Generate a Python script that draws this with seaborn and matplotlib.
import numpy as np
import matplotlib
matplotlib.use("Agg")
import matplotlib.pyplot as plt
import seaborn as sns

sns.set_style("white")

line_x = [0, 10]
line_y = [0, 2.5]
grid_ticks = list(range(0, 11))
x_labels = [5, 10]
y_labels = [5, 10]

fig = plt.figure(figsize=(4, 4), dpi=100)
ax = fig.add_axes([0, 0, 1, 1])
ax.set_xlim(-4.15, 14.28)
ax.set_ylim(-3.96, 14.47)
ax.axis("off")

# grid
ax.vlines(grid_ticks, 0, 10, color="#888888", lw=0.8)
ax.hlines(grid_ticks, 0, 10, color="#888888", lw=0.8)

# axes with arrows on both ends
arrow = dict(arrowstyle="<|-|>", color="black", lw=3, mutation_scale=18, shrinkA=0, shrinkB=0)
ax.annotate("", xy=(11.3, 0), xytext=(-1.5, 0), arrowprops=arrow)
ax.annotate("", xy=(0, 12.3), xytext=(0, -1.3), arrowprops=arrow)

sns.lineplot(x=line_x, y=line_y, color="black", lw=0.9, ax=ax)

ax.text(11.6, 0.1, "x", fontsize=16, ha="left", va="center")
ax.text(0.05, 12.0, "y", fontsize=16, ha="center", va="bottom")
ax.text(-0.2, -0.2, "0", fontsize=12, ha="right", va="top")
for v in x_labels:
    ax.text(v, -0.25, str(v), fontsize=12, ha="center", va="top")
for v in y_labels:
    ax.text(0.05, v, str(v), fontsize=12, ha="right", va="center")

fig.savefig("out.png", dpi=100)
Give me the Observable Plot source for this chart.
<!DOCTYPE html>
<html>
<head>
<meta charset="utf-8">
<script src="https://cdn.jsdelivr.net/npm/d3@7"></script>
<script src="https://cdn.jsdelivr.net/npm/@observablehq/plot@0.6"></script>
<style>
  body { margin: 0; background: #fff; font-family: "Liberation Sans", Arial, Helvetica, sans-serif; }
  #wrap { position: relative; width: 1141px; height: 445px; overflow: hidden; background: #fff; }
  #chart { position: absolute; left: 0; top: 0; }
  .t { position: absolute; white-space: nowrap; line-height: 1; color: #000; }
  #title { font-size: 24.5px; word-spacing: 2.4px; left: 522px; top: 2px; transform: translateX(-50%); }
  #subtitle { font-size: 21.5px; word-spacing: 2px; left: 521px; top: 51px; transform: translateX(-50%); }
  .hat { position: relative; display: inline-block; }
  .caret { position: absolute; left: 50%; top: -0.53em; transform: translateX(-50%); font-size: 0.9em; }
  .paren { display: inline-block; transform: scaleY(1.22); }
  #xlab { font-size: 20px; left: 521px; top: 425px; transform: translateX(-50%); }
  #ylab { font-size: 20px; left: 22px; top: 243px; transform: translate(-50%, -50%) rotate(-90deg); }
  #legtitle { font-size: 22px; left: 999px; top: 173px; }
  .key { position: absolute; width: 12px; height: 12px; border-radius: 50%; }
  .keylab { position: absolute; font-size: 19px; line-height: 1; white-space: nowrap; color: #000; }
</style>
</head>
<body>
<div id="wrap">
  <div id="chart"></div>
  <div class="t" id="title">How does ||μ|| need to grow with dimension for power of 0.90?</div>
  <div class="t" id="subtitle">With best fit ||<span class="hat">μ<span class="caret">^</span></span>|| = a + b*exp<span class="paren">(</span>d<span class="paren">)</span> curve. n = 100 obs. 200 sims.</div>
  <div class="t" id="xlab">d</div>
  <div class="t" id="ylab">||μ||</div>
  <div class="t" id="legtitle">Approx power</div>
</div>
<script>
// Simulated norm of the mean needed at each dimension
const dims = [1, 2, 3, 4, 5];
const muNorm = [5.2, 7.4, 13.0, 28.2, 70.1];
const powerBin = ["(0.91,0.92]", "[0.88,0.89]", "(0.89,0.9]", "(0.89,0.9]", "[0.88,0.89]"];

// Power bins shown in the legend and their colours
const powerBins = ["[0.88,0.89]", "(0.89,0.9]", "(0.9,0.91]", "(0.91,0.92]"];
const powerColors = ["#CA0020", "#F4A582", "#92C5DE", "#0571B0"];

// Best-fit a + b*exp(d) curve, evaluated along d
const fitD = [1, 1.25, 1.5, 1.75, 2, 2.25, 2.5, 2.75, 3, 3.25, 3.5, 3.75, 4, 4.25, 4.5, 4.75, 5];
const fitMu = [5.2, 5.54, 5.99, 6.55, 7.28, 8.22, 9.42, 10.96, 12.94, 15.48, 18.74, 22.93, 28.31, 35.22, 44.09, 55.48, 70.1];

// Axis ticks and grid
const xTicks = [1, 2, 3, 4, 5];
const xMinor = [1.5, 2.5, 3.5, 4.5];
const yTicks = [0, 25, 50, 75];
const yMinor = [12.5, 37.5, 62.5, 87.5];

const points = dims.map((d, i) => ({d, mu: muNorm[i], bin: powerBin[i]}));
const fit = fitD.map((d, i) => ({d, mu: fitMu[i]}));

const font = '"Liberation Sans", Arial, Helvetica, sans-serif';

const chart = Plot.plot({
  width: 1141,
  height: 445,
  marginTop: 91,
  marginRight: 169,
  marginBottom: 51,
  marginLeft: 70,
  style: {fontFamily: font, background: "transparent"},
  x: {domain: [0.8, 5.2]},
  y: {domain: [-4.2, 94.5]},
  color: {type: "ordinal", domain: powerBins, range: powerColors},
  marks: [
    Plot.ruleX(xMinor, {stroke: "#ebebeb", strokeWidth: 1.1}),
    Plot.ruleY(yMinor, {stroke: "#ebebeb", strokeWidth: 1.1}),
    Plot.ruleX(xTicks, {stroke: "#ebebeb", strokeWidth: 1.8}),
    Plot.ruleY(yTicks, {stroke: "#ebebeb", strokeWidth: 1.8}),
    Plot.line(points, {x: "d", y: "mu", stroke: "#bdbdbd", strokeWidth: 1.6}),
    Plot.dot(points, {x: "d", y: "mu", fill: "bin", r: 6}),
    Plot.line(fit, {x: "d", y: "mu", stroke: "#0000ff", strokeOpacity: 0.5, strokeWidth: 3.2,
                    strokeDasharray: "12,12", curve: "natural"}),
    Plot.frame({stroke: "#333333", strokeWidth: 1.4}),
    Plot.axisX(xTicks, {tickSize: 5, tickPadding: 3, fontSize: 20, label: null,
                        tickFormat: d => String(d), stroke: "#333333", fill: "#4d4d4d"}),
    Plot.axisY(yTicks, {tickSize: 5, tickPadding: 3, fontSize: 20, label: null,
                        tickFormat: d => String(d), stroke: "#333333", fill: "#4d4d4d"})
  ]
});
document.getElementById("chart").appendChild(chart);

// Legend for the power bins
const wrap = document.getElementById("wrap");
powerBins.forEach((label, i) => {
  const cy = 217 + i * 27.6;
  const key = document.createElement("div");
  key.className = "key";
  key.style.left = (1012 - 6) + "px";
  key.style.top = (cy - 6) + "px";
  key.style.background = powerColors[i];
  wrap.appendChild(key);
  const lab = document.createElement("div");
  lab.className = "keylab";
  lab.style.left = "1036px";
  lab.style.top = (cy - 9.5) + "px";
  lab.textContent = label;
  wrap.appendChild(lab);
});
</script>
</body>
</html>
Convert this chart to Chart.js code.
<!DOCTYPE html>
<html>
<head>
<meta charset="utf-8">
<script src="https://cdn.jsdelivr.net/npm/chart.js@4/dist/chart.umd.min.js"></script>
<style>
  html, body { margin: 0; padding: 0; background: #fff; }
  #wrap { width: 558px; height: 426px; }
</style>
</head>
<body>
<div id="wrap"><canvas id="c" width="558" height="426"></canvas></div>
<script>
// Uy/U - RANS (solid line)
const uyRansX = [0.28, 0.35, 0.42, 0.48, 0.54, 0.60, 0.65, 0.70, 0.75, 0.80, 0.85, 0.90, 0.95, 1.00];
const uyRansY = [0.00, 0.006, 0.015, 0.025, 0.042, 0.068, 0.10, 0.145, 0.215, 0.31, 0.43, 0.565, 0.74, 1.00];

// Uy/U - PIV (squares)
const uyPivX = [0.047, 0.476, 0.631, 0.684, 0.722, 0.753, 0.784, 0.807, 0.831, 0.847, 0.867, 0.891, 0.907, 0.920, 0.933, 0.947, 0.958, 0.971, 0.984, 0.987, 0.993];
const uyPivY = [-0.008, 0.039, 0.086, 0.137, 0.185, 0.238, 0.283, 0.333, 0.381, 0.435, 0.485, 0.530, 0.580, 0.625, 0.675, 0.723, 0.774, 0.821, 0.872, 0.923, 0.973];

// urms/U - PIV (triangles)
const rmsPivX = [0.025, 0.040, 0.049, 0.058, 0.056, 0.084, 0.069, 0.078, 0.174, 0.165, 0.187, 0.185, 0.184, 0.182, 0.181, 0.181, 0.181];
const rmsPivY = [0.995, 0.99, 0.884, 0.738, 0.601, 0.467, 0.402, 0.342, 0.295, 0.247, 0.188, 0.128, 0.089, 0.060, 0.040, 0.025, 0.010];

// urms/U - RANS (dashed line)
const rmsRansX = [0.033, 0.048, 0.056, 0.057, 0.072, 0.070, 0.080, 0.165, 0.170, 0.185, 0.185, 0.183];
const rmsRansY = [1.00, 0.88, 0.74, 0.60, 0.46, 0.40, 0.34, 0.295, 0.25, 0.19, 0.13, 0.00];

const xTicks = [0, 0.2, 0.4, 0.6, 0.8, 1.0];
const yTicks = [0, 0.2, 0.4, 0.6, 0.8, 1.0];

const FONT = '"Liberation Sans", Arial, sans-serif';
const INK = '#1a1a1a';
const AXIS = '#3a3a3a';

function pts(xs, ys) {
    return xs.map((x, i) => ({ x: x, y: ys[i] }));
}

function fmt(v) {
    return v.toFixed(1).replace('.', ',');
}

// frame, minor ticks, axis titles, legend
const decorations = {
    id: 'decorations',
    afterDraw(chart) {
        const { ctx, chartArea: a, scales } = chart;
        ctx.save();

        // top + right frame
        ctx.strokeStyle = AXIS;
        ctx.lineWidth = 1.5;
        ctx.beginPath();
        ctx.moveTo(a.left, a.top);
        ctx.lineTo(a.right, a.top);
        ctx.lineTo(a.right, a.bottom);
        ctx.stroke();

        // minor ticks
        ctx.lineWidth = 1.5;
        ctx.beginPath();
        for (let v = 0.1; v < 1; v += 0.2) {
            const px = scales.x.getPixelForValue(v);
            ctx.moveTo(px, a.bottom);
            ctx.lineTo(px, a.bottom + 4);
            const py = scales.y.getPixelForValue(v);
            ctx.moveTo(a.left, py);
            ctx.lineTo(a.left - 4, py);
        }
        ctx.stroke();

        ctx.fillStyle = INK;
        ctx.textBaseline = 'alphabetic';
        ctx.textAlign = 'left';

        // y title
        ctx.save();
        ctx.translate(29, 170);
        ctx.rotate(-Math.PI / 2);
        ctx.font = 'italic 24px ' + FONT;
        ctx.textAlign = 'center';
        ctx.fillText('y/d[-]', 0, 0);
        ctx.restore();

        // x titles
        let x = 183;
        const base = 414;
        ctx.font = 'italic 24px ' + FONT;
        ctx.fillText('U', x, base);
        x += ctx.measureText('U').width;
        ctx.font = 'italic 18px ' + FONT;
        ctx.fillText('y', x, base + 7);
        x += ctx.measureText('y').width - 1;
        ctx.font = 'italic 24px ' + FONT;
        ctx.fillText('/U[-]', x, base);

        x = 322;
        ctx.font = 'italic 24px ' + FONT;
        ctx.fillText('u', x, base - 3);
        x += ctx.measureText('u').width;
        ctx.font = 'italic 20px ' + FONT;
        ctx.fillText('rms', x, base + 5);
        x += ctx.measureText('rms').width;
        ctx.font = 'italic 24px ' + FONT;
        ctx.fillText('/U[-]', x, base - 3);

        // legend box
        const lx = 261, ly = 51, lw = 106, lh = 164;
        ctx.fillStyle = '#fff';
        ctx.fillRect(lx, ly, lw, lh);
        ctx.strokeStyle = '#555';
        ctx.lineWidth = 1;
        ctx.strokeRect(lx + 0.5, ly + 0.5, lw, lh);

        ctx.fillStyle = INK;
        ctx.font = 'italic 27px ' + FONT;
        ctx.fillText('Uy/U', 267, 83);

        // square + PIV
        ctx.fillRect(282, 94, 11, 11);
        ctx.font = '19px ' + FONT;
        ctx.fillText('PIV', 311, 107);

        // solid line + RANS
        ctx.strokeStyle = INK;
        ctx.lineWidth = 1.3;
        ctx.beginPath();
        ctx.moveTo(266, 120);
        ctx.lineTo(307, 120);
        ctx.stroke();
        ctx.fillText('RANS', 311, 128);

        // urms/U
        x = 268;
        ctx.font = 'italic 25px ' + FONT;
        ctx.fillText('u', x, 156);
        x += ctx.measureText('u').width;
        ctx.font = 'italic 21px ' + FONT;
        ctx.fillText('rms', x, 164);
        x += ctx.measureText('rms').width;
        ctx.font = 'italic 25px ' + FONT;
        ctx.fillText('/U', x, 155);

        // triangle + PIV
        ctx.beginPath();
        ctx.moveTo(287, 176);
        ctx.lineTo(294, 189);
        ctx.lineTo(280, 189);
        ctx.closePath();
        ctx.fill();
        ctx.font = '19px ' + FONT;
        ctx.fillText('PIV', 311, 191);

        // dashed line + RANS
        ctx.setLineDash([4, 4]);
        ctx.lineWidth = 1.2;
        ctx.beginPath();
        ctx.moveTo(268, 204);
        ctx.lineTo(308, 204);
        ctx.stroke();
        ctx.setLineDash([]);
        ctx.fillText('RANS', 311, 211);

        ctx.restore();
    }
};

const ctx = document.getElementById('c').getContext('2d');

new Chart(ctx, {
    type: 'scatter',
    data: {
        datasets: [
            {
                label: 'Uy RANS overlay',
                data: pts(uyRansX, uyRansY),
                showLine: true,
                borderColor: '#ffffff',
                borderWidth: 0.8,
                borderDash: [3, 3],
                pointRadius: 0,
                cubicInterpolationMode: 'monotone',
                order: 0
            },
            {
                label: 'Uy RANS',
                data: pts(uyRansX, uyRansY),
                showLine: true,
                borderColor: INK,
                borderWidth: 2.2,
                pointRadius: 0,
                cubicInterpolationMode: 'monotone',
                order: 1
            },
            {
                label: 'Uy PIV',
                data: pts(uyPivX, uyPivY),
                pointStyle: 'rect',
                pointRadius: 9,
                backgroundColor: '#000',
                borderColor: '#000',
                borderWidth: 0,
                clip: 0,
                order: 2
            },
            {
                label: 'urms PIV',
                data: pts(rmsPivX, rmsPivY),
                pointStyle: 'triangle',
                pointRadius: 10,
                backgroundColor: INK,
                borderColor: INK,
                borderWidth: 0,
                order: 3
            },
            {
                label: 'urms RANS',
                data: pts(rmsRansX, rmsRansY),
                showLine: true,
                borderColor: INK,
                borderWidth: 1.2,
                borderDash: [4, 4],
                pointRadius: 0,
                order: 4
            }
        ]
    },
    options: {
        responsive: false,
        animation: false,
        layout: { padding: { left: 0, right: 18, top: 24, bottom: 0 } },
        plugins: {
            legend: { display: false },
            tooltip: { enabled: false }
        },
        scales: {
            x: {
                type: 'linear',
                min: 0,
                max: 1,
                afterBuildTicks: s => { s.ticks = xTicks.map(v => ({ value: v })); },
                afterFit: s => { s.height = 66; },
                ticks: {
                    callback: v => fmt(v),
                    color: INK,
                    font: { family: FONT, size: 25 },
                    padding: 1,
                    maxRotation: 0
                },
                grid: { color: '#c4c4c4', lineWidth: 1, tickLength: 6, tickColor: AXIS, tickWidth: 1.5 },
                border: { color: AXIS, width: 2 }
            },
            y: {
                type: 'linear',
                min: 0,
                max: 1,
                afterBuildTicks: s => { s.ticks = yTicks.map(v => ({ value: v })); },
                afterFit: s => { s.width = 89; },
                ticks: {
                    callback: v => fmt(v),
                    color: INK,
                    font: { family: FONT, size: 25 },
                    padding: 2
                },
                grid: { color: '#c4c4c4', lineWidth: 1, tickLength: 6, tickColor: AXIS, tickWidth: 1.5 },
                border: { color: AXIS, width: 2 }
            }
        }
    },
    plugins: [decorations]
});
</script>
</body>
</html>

--*--

**WRITTEN INSTRUCTION**: Across the records, count the lines holding the string "matplotlib". Give the number and stop.

**SOLUTION TO THE PROBLEM**: 4